According to the NYT of May 12, 2016: “Security experts who have studied the attacks said the thieves probably were lurking inside the bank systems for months before they were detected.” This compilation of expert opinion was directed at fraudulent financial transactions originating inside an unidentified commercial bank that allegedly lost millions of dollars (U.S. dollars?) of its own digital money (not its customers’ digital money!) Thus, it knows the accounts charged (not its customers). It has the audit trail for these electronic thefts by deception (i.e., it has evidence of who did what). However, its internal control systems were not sufficiently robust and redundant to prevent these financial transactions as they occurred under apparently authorized protocols (though the issue as to whether these controls provided “reasonable assurance” will survive this post). The transactions seemed OK at initiation and authorization stages, and they might not have been detected under its review processes until too late (i.e., the digital money was moved from the initial fraudulent transferee to downstream fraudulent transferees – though the soundness of this argument remains to be seen). Let’s hope the bank’s a better custodian of its customers’ digital money than its own.
Compare these instances of corrupt insiders whose credentials were apparently vetted and approved by the principal (i.e., whether the bank as employer of these corrupt employees or the bank as prime contractor of these corrupt independent subcontractors/agents) with the instances of allegedly shady dealings touching the hub of the Panama law firm in the so-called Panama Papers scandal: many of these principals and the actions generating such prodigious amounts of digital funds (U.S. dollars?) were cloaked under the labyrinth of multiple layers of legal fictions spread across the playing field of electronic global finance.

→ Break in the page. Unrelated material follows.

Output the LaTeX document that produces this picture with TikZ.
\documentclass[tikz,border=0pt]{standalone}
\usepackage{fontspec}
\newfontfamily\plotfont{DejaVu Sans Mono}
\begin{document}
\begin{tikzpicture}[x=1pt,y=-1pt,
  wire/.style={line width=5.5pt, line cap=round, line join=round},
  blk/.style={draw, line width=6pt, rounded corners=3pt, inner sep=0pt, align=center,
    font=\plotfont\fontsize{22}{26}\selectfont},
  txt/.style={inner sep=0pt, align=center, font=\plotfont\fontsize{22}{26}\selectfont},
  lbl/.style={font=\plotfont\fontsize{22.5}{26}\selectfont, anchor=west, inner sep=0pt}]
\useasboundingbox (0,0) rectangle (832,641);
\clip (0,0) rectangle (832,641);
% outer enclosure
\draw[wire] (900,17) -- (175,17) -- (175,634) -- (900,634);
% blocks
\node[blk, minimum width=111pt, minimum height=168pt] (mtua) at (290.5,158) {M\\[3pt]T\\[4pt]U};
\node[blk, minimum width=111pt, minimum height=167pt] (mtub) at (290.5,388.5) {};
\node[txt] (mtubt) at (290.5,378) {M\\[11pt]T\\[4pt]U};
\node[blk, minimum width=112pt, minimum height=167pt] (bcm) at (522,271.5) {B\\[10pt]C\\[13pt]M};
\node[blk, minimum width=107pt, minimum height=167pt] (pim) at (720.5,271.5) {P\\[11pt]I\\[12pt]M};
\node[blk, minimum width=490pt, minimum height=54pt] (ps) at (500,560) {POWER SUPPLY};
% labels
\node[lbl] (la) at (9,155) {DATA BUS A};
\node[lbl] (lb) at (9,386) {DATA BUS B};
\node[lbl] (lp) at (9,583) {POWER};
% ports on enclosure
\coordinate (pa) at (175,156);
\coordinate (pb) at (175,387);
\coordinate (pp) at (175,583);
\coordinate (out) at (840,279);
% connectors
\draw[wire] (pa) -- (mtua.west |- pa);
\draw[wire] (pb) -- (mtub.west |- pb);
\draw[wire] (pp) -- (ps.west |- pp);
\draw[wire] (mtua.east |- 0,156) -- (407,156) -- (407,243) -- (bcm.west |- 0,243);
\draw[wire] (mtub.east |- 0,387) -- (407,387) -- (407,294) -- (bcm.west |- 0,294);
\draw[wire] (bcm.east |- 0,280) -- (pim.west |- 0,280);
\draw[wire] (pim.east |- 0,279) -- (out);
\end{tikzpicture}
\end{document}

Next Halloween I will be trick-or-treating as the ABC LLC incorporated in Delaware or Nauru – not sure yet. Or I could go as myself, grab handfuls of candies, and run. However, I suppose the strategy offering the greatest return on investment would be to work with a bank – a safe distance from the candy distributors – and absorb whatever digital funds reside in these distributors’ bank accounts and park these under the ownership of some yet-to-named legal fiction in some yet-to-be identified venue while sipping margaritas on a yet-to-be identified beach where it’s way warmer at the end of October than here in the NYC metropolitan area? Or maybe in the woods of Vermont?